Second, a war can be considered just if it is based on a just cause. The state exists to exercise justice, and it can only wage war to uphold and extend justice (and perhaps, to avenge evil). Thus, wars may be fought to defend a nation’s life and property; one may be fought to end aggression, or ethnic cleansing, and to reestablish peace. International war can be a just response to international lawlessness and terror.
But aggressive war is never justified. It is never just, according to Augustine and Aquinas and their followers, to go to war to seize the territory or resources of others. Obviously, war for financial gain or profit is ruled out. But so, importantly, is any doctrine of preventive war (including, obviously, the Bush Doctrine which says that the United States has the right to go to war, even if not attacked, if our enemies possess—or we think they possess—or might possibly possess—Weapons of Mass Destruction, which threaten our nation and the stability of the world). “It is incontestable that a Christian may not fight in either a preventive or an aggressive war,” one modern theologian has put it.
There is no “first strike” capability in the doctrine of Just War.
Third, the war is waged with right intention. Not only must the cause be just, but the just cause must be the only reason the nation goes to war. Often, a “just cause” is the window dressing, and it was Augustine who wisely pointed out that often nations go to war for mere political or economic advantage alone. “A just war cannot be considered to be just if reasons of national interest are paramount or overwhelm the pretext of fighting aggression.”
Fourth, in Just War theory, the war is undertaken only as a last resort. All non-violent means and options for the redress of grievances have been exhausted. There is no other way to repel an attack, or to end injustice, or to obtain peace.
But peace should not be secured at the price of justice. The principle that war should always be the last resort doesn’t mean you have to sacrifice everything to the aggressor in order to maintain peace. In Just War theory, peace is not an absolute, but justice is. As Gandhi said, where there is only a choice between cowardice and violence, we must choose violence.
So, the Western powers back in the 1930s would have been justified in standing up to Hitler sooner, rather than trying to appease him at Munich.
In more recent days, however, was there any justification for launching a war against Iraq on the pretext that Saddam Hussein had Weapons of Mass Destruction, when there were still international weapons inspectors on the ground in Iraq, searching for (and not finding) those (supposed) weapons?

The historical (and moral) judgment seems clear here, at least to me.
Fifth, a just war is fought on the reasonable chance of success. Of course, nothing in history—especially in warfare—is pre-ordained. But before a war is pursued, there has to be a careful reckoning as to whether a nation has the strength and the resources—not to mention the willpower—to win the war.

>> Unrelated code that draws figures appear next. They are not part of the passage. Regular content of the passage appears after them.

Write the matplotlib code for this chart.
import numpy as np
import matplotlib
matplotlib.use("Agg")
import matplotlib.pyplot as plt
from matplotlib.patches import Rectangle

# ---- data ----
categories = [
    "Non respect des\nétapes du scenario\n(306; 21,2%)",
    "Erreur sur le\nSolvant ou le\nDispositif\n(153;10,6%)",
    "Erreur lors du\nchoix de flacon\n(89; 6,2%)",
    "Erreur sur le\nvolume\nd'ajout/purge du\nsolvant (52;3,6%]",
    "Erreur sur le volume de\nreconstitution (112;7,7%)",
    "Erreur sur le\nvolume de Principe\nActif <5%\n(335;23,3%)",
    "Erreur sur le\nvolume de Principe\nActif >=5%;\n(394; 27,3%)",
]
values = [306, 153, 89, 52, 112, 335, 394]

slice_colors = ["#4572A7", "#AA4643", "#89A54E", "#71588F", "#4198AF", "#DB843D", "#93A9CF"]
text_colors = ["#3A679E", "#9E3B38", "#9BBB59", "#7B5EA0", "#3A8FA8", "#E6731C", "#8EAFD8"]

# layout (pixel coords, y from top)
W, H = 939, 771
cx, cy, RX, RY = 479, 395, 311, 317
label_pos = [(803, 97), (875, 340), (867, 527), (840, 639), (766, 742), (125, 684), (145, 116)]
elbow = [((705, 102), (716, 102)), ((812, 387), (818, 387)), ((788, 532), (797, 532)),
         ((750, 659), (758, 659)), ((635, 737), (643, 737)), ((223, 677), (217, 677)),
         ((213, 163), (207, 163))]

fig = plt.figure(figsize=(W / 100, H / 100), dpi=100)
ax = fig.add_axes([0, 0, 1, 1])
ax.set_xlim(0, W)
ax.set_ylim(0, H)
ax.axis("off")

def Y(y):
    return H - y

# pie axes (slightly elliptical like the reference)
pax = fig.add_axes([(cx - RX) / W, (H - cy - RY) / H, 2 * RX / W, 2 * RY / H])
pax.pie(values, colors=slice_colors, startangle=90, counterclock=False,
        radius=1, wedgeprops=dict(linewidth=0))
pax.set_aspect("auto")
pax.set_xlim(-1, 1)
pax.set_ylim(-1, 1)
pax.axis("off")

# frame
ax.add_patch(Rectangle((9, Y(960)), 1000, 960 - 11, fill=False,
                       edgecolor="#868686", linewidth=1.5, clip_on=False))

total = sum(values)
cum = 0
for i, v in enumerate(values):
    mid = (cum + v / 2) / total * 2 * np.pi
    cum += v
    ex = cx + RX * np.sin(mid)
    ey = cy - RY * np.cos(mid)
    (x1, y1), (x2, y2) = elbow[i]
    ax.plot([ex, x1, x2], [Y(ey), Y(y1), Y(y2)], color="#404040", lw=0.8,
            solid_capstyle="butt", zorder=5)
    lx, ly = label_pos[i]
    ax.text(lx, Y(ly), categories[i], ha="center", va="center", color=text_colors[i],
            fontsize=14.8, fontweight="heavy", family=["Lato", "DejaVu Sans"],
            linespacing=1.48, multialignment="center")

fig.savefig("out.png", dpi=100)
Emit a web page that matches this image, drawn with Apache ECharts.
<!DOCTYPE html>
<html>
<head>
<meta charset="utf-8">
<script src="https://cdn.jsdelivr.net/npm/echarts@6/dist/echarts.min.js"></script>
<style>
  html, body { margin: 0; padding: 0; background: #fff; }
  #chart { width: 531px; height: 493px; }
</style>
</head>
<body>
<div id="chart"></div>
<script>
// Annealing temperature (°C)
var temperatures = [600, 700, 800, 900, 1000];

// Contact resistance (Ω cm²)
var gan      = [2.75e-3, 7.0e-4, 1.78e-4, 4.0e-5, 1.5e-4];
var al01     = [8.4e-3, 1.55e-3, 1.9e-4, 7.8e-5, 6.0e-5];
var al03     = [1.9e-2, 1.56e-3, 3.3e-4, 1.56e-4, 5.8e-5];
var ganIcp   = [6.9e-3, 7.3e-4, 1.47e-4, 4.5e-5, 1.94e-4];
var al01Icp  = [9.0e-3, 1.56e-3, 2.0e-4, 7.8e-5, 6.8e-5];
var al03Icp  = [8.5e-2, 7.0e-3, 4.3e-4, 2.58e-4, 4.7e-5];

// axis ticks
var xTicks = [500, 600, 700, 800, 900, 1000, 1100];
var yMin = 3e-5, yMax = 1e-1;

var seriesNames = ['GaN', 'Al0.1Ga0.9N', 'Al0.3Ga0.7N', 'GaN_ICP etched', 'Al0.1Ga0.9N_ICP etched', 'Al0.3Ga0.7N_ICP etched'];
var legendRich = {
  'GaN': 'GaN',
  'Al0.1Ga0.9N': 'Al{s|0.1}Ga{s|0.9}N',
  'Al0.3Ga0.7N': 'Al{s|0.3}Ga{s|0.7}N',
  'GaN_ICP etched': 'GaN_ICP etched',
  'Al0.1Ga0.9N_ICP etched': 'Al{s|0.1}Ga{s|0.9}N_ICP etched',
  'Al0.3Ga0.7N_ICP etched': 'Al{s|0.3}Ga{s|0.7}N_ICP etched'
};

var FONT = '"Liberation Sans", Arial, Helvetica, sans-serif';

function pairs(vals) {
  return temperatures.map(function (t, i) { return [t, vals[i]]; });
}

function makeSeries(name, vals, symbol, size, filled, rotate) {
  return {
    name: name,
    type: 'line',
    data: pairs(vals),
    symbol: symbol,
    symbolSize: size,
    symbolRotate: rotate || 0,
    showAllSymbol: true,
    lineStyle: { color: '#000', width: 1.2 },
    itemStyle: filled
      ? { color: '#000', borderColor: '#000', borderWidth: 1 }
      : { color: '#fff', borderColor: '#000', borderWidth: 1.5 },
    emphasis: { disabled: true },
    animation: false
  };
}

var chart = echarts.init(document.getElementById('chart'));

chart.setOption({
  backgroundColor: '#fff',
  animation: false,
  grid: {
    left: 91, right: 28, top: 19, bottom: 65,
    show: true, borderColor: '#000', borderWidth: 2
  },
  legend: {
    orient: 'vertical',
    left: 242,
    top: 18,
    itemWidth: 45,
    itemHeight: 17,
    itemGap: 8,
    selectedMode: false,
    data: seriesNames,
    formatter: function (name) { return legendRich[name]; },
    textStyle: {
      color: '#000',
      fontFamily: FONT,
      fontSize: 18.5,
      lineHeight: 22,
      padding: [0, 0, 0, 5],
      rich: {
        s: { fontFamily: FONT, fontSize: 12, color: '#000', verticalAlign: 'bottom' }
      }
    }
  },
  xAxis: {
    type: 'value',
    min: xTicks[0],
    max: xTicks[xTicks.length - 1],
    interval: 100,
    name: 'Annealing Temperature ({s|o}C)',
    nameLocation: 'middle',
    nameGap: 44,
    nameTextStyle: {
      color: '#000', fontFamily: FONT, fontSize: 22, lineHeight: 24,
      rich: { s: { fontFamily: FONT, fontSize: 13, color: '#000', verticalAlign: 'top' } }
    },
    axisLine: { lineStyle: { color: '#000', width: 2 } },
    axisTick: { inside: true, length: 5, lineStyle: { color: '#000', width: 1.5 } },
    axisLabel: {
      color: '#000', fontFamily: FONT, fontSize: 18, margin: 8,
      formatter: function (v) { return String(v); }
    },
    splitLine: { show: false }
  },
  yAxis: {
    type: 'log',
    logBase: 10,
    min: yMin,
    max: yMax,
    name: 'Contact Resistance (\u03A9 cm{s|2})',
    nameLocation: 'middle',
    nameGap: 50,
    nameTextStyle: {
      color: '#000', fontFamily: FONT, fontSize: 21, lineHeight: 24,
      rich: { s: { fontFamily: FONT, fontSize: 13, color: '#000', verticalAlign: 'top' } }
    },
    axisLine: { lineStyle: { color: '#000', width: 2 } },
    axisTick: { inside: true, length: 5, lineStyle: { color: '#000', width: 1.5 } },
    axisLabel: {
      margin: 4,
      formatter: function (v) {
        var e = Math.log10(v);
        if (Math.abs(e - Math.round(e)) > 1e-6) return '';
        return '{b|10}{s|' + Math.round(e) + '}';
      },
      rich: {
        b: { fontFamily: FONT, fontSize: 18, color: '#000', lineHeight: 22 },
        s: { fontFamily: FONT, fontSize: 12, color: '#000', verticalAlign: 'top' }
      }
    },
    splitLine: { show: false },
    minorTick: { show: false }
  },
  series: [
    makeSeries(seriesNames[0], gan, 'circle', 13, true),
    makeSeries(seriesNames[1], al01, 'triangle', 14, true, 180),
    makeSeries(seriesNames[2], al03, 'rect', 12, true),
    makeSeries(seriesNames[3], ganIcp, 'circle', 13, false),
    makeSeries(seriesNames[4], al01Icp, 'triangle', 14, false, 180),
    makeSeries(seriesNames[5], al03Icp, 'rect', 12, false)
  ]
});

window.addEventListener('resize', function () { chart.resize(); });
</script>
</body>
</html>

If not, a leader may not then send his soldiers to fight and die in a hopeless cause.

There has to be a reasonable chance of winning the peace, as well. Government leaders ought not to commit their nations to the depravation, sorrows, and horrors of war if there is no reasonable chance that the war will achieve—not just military victory, but the restoration of justice. It can be relatively easy to win a war when overwhelming technical superiority is on the side of your armies. But winning the peace requires winning the hearts and minds of those you have defeated. It means articulating—and living—and providing—a better way than the one that has been defeated. As we are finding out now in Iraq, that is often so much more difficult.
But our leaders have absolutely no right to lead us to war unless they have clear plans—and a reasonable expectation—of securing a just and lasting peace. That is something which the present American administration, in its arrogance and incompetence, has dismally failed to provide in Iraq.

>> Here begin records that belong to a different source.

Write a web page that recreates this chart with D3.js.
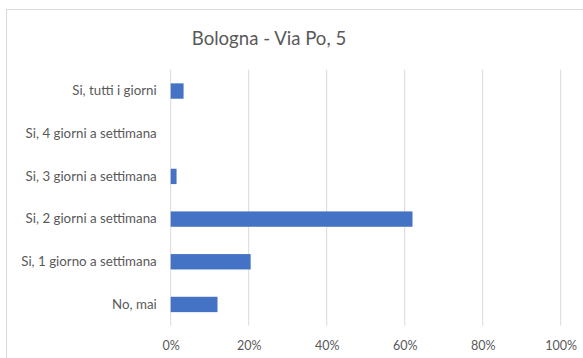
<!DOCTYPE html>
<html><head><meta charset="utf-8">
<script src="https://cdn.jsdelivr.net/npm/d3@7"></script>
<style>body{margin:0;background:#fff;} svg{display:block;font-family:Lato,"Open Sans",sans-serif;}</style>
</head><body>
<script>
const categories = ["Si, tutti i giorni","Si, 4 giorni a settimana","Si, 3 giorni a settimana","Si, 2 giorni a settimana","Si, 1 giorno a settimana","No, mai"];
const values = [0.033, 0, 0.015, 0.62, 0.205, 0.12];
const tickValues = [0,0.2,0.4,0.6,0.8,1.0];
const title = "Bologna - Via Po, 5";

const W=583,H=358;
const svg=d3.select("body").append("svg").attr("width",W).attr("height",H);
svg.append("rect").attr("x",6.5).attr("y",9.5).attr("width",590).attr("height",360).attr("fill","#fff").attr("stroke","#d9d9d9");
svg.append("text").attr("x",269).attr("y",45).attr("text-anchor","middle").attr("font-size",18.6).attr("fill","#595959").text(title);

const x=d3.scaleLinear().domain([0,1]).range([170.7,560.7]);
const y=d3.scaleBand().domain(categories).range([69.7,325.8]).paddingInner(0.64).paddingOuter(0.32);

const grid=svg.append("g");
grid.selectAll("line").data(tickValues).join("line")
 .attr("x1",d=>x(d)).attr("x2",d=>x(d)).attr("y1",69.7).attr("y2",325.8)
 .attr("stroke","#d9d9d9").attr("stroke-width",1);

const xAxis=d3.axisBottom(x).tickValues(tickValues).tickFormat(d3.format(".0%")).tickSize(0).tickPadding(15);
const gx=svg.append("g").attr("transform","translate(0,325.8)").call(xAxis);
gx.select(".domain").remove();
gx.selectAll("text").attr("font-size",12.5).attr("fill","#595959").attr("font-family","Lato,sans-serif");

const yAxis=d3.axisLeft(y).tickSize(0).tickPadding(14);
const gy=svg.append("g").attr("transform","translate(170.7,0)").call(yAxis);
gy.select(".domain").remove();
gy.selectAll("text").attr("font-size",13.3).attr("fill","#595959").attr("font-family","Lato,sans-serif");

svg.append("g").selectAll("rect").data(values).join("rect")
 .attr("x",x(0)).attr("y",(d,i)=>y(categories[i]))
 .attr("width",d=>x(d)-x(0)).attr("height",y.bandwidth())
 .attr("fill","#4472c4");
</script>
</body></html>
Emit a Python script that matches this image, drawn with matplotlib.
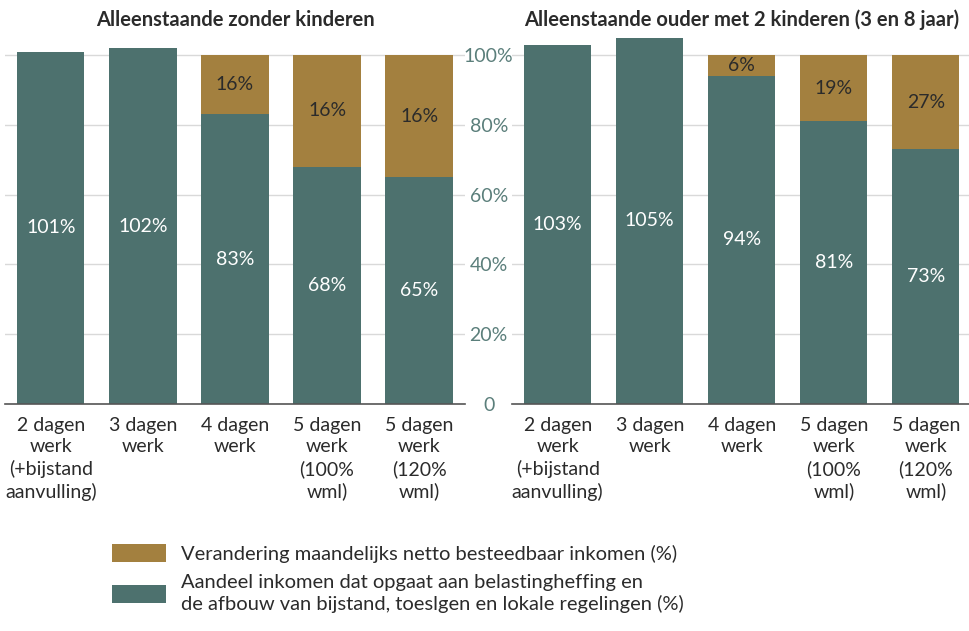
import matplotlib
matplotlib.use('Agg')
from matplotlib import pyplot as plt
from matplotlib.patches import Patch

plt.rcParams['font.family'] = ['Lato', 'DejaVu Sans']

# Data
categories = ['2 dagen\nwerk\n(+bijstand\naanvulling)', '3 dagen\nwerk', '4 dagen\nwerk',
              '5 dagen\nwerk\n(100%\nwml)', '5 dagen\nwerk\n(120%\nwml)']
titles = ['Alleenstaande zonder kinderen', 'Alleenstaande ouder met 2 kinderen (3 en 8 jaar)']
# Aandeel inkomen dat opgaat aan belastingheffing (teal)
share_single = [101, 102, 83, 68, 65]
share_parent = [103, 105, 94, 81, 73]
# Verandering netto besteedbaar inkomen (gold), None = no segment
change_single = [None, None, 16, 16, 16]
change_parent = [None, None, 6, 19, 27]

teal = '#4d716e'
gold = '#a3803f'
grid_color = '#d9d9d9'
text_dark = '#2b2b2b'
tick_teal = '#5b7f7b'

fig = plt.figure(figsize=(9.69, 6.31), dpi=100)
ax_left = fig.add_axes([0.005, 0.3597, 0.475, 0.5863])
ax_right = fig.add_axes([0.528, 0.3597, 0.475, 0.5863])

panels = [(ax_left, share_single, change_single, titles[0]),
          (ax_right, share_parent, change_parent, titles[1])]

for ax, share, change, title in panels:
    xs = range(len(categories))
    ax.bar(xs, share, width=0.73, color=teal, zorder=2)
    for x, s, c in zip(xs, share, change):
        ax.text(x, s / 2, f'{s}%', ha='center', va='center', color='white', fontsize=14, zorder=3)
        if c is not None:
            ax.bar(x, 100 - s, bottom=s, width=0.73, color=gold, zorder=2)
            ax.text(x, (100 + s) / 2, f'{c}%', ha='center', va='center', color=text_dark,
                    fontsize=14, zorder=3)
    ax.set_xlim(-0.5, 4.5)
    ax.set_ylim(0, 106)
    ax.set_yticks([0, 20, 40, 60, 80, 100])
    ax.grid(axis='y', color=grid_color, linewidth=1, zorder=0)
    ax.set_axisbelow(True)
    for side in ['top', 'right', 'left']:
        ax.spines[side].set_visible(False)
    ax.spines['bottom'].set_color('#555555')
    ax.spines['bottom'].set_linewidth(1.2)
    ax.set_xticks(list(xs))
    ax.set_xticklabels(categories, fontsize=14, color=text_dark, linespacing=1.32)
    ax.tick_params(axis='x', length=0, pad=9)
    ax.set_title(title, fontsize=14.5, fontweight='bold', color=text_dark, pad=6)

ax_left.tick_params(axis='y', length=0, labelleft=False)
ax_right.set_yticklabels(['0', '20%', '40%', '60%', '80%', '100%'], fontsize=14, color=tick_teal)
ax_right.tick_params(axis='y', length=0, pad=16.5)
for lbl in ax_right.get_yticklabels():
    lbl.set_horizontalalignment('center')

handles = [Patch(facecolor=gold, edgecolor='none'), Patch(facecolor=teal, edgecolor='none')]
labels = ['Verandering maandelijks netto besteedbaar inkomen (%)',
          'Aandeel inkomen dat opgaat aan belastingheffing en\nde afbouw van bijstand, toeslgen en lokale regelingen (%)']
leg = fig.legend(handles, labels, loc='upper left', bbox_to_anchor=(0.116, 0.138), frameon=False,
                 fontsize=14.5, handlelength=2.65, handleheight=1.0, handletextpad=0.75,
                 labelspacing=0.55, labelcolor=text_dark, borderaxespad=0, borderpad=0)
for t in leg.get_texts():
    t.set_linespacing(1.3)

fig.savefig('out.png', dpi=100)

Finally, in a just war, there is a sense of proportionality. The overall destruction expected from the use of force must be outweighed by the amount of good to be achieved. Civilians may not be deliberately targeted; indeed, due diligence must be exercised to minimize “collateral damage” (which is what we now call the slaughter of civilians). Military personnel and military industry should be the sole objects of military operations, in a just war.
Such is the theory at least. But if there is one thing that differentiates modern warfare from the forms that came before it lies in the whole-scale killing and pillaging of civilian populations. The American government may have said it chose to drop the bomb on Hiroshima and Nagasaki because both of those cities were “military installations”. But obviously, that was not the case. Over 200,000 people died when our government dropped the bomb—most of them—almost all of them-- with only peripheral connection to the Japanese war effort. Can such an attack ever be justified on a deeper, theological level? I think not. So our nation stands judged as the only country ever to unleash such horror upon another people. “Their shame is ours,” wrote James Kirkup of Hiroshima. “We, too, are haunted by their fate.”
And by the fate of those 3,300 American soldiers killed in our most recent folly. And by the 650,000 Iraqi lives which it is estimated this war has cost.
May we, too, be haunted by a world that has made going to war just too easy; which has, all too often, made going to war the first resort, rather than the last.
May our sense of being haunted dash away our sense of resignation in the face of war, and remind us why we are here:
Olympia Brown, a Universalist, and the first woman ordained by any denominational body in America, once said:
We can never make the world safe by fighting.
Every nation must learn that the people of all nations are children of God,
and must share the wealth of the world.
You may say this is impracticable, far away, can never be accomplished,
But it is the work we are appointed to do.
Sometime, somehow, somewhere,
We must teach this great lesson.
My friends, however difficult it may be in this world in which we are now living, may this remain, forever, our calling as religious men and women.
May God grant us wisdom, and grant us courage, for the facing of this difficult hour.